In the five thousand years that interest rates have been recorded, they’ve never hit zero before. Today, there’s some $15 trillion in negative-yielding bonds — admittedly down from $17 trillion last year, but still a very substantial fraction of the global bond market outside the US. At first it was only shorter bonds that were negative, but today German bunds are negative all the way out to 30 years. What’s going on? Does this mean it would be profitable to bulldoze the Rockies for farmland? Will it cause the extinction of the banking system? And more fundamentally, if the interest rate reflects the cost of a good today in terms of the same good next year, why would it ever be negative? Why would people place a higher value on stuff in the future than on stuff today?
Personally, I don’t think they’re so weird. And the reason I think that is that interest rates are not, in fact, the price of goods today in terms of goods tomorrow. It is, rather, the price of a financial asset that promises a certain schedule of money payments. Negative rates are only a puzzle in the real-exchange perspective that dominates economics, where we can safely abstract from money when discussing interest rates. In the money view, where interest transactions are swap of assets, or of a stream of money payments, nothing particularly strange about them.
(I should say up front that this post is an attempt to clarify my own thinking. I think what I’m writing here is right, but I’m open to hearing why it’s wrong, or incomplete. It’s not a finished or settled position, and it’s not backed up by any larger body of work. At best, like most of what I wrote, it is informed by reading a lot of Keynes.)
The starting point for thinking about negative rates is to remember that these are market prices.
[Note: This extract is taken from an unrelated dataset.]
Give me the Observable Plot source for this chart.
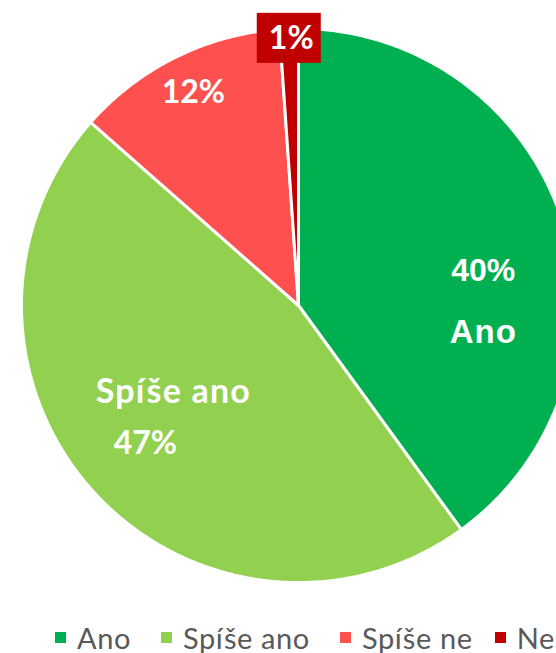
<!DOCTYPE html>
<html>
<head>
<meta charset="utf-8">
<script src="https://cdn.jsdelivr.net/npm/d3@7"></script>
<script src="https://cdn.jsdelivr.net/npm/@observablehq/plot@0.6"></script>
<style>
  html, body { margin: 0; padding: 0; background: #fff; overflow: hidden; }
  #wrap { position: relative; width: 556px; height: 653px; overflow: hidden; }
  #legend { position: absolute; left: 55px; top: 621px; height: 32px; display: flex; align-items: center;
            white-space: nowrap; font-family: Lato, "Open Sans", sans-serif; font-size: 29px; letter-spacing: 0.6px; color: #595959; }
  #legend .item { display: flex; align-items: center; margin-right: 30px; }
  #legend .item:nth-child(3) { margin-right: 22px; }
  #legend .sw { width: 11px; height: 11px; margin-right: 11px; flex: none; }
</style>
</head>
<body>
<div id="wrap"></div>
<script>
// ---- data ----
const categories = ["Ano", "Spíše ano", "Spíše ne", "Ne"];
const values = [40.0, 46.5, 12.4, 1.1];
const percentLabels = ["40%", "47%", "12%", "1%"];
const colors = ["#00B050", "#92D050", "#FF5050", "#C00000"];

// ---- layout ----
const W = 556, H = 600;
const cx = 298, cy = 305, R = 277;

const total = d3.sum(values);
const deg = Math.PI / 180;
let acc = 0;
const slices = categories.map((cat, i) => {
  const a0 = acc / total * 360;
  acc += values[i];
  const a1 = acc / total * 360;
  return {cat, value: values[i], label: percentLabels[i], a0, a1, mid: (a0 + a1) / 2};
});

// polygon points for each slice (angle measured clockwise from 12 o'clock)
const pts = [];
for (const s of slices) {
  pts.push({cat: s.cat, x: 0, y: 0});
  const n = Math.max(2, Math.ceil((s.a1 - s.a0) / 0.5));
  for (let k = 0; k <= n; k++) {
    const a = (s.a0 + (s.a1 - s.a0) * k / n) * deg;
    pts.push({cat: s.cat, x: Math.sin(a), y: Math.cos(a)});
  }
}

const polar = (angleDeg, r) => ({x: r * Math.sin(angleDeg * deg), y: r * Math.cos(angleDeg * deg)});
const byCat = Object.fromEntries(slices.map(s => [s.cat, s]));

// label anchors (manually placed data labels, like in the original)
const sAno = byCat["Ano"], sSa = byCat["Spíše ano"], sSn = byCat["Spíše ne"], sNe = byCat["Ne"];
const pAno = polar(sAno.mid + 16.75, 0.667);
const pSa = polar(sSa.mid, 0.64);
const pSn = polar(sSn.mid, 0.857);
const pNe = polar(sNe.mid, 0.965);

const boldArial = {fill: "white", fontWeight: "bold", fontFamily: "'Liberation Sans', Arial, sans-serif", fontSize: 32, textAnchor: "middle", lineAnchor: "middle"};
const boldGill = {fill: "white", fontWeight: "bold", fontFamily: "Lato, 'Open Sans', sans-serif", fontSize: 32, textAnchor: "middle", lineAnchor: "middle"};

const chart = Plot.plot({
  width: W, height: H,
  margin: 0,
  x: {domain: [-cx / R, (W - cx) / R], axis: null},
  y: {domain: [-(H - cy) / R, cy / R], axis: null},
  color: {domain: categories, range: colors},
  style: {background: "white", overflow: "hidden"},
  marks: [
    Plot.line(pts, {x: "x", y: "y", z: "cat", fill: "cat", stroke: "white", strokeWidth: 3, strokeLinejoin: "miter", curve: "linear-closed", clip: true}),
    // Ano
    Plot.text([sAno], {...boldArial, x: () => pAno.x, y: () => pAno.y, text: d => d.label, dy: -31}),
    Plot.text([sAno], {...boldArial, fontSize: 33, x: () => pAno.x, y: () => pAno.y, text: d => d.cat, dy: 31}),
    // Spíše ano
    Plot.text([sSa], {...boldGill, fontSize: 34, x: () => pSa.x, y: () => pSa.y, text: d => d.cat, dx: 6, dy: -33}),
    Plot.text([sSa], {...boldGill, x: () => pSa.x, y: () => pSa.y, text: d => d.label, dx: -22, dy: 19}),
    // Spíše ne
    Plot.text([sSn], {...boldGill, x: () => pSn.x, y: () => pSn.y, text: d => d.label}),
    // Ne: label with a dark red box
    Plot.rect([sNe], {x1: () => pNe.x, x2: () => pNe.x, y1: () => pNe.y, y2: () => pNe.y,
      insetLeft: -32, insetRight: -32, insetTop: -25, insetBottom: -25, fill: "#C00000"}),
    Plot.text([sNe], {...boldGill, x: () => pNe.x, y: () => pNe.y, text: d => d.label, dx: 2})
  ]
});

// letter spacing for the labels set in the (wider) original typeface
chart.querySelectorAll("text").forEach(t => {
  if (t.textContent === "Spíše ano") t.setAttribute("letter-spacing", "1.2");
  if (t.textContent === "Ano") t.setAttribute("letter-spacing", "1");
});

const wrap = document.getElementById("wrap");
wrap.appendChild(chart);

const legend = document.createElement("div");
legend.id = "legend";
categories.forEach((c, i) => {
  const item = document.createElement("div");
  item.className = "item";
  const sw = document.createElement("span");
  sw.className = "sw";
  sw.style.background = colors[i];
  const t = document.createElement("span");
  t.textContent = c;
  item.appendChild(sw);
  item.appendChild(t);
  legend.appendChild(item);
});
wrap.appendChild(legend);
</script>
</body>
</html>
Government is not setting a negative yield by decree, someone is voluntarily holding all those negative-yielding bonds. Or more precisely, someone is buying a bond at a price high enough, relative to the payments it promises, to imply a negative yield.
Take the simplest example — a government bond that promises a payment of $100 at some date in the future, with no other payments in between. (A zero-coupon bond, in other words.) If the bond sells today for less than $100, the interest rate on it is positive. If the bond sells today for more than $100, the interest rate is negative. Negative yields exist insofar market participants value such a bond at greater than $100.
So now we have to ask, what are the sources of demand for government bonds?
A lot of confusion is created, I think, by asking this question the wrong way. People think about saving, and about trading off spending today against spending tomorrow. This after all is the way an economics training encourages you to think about interest rates — as a shorthand for any exchange between present and future. Any transaction that involves getting less today in return for more tomorrow incorporates the interest rate as part of the price — at a high enough level of abstraction, they’re all the same thing. The college wage premium, say, is just as much an interest rate from this perspective as the yield on the bond.
If we insist on thinking of interest rates this way, we would have to explain negative yields in terms of a society-wide desire to defer spending, and/or the absence of any store of wealth that even maintains its value, let alone increases it. Either of those would indeed be pretty weird!
(Or, it would be the equivalent of people paying more for a college education than the total additional wages they could expect to earn from it, or people paying more for a house than the total cost of renting an identical one for the rest of their lives. Which are both things that might happen! But also, that would be generally seen as something going wrong in the economic system.)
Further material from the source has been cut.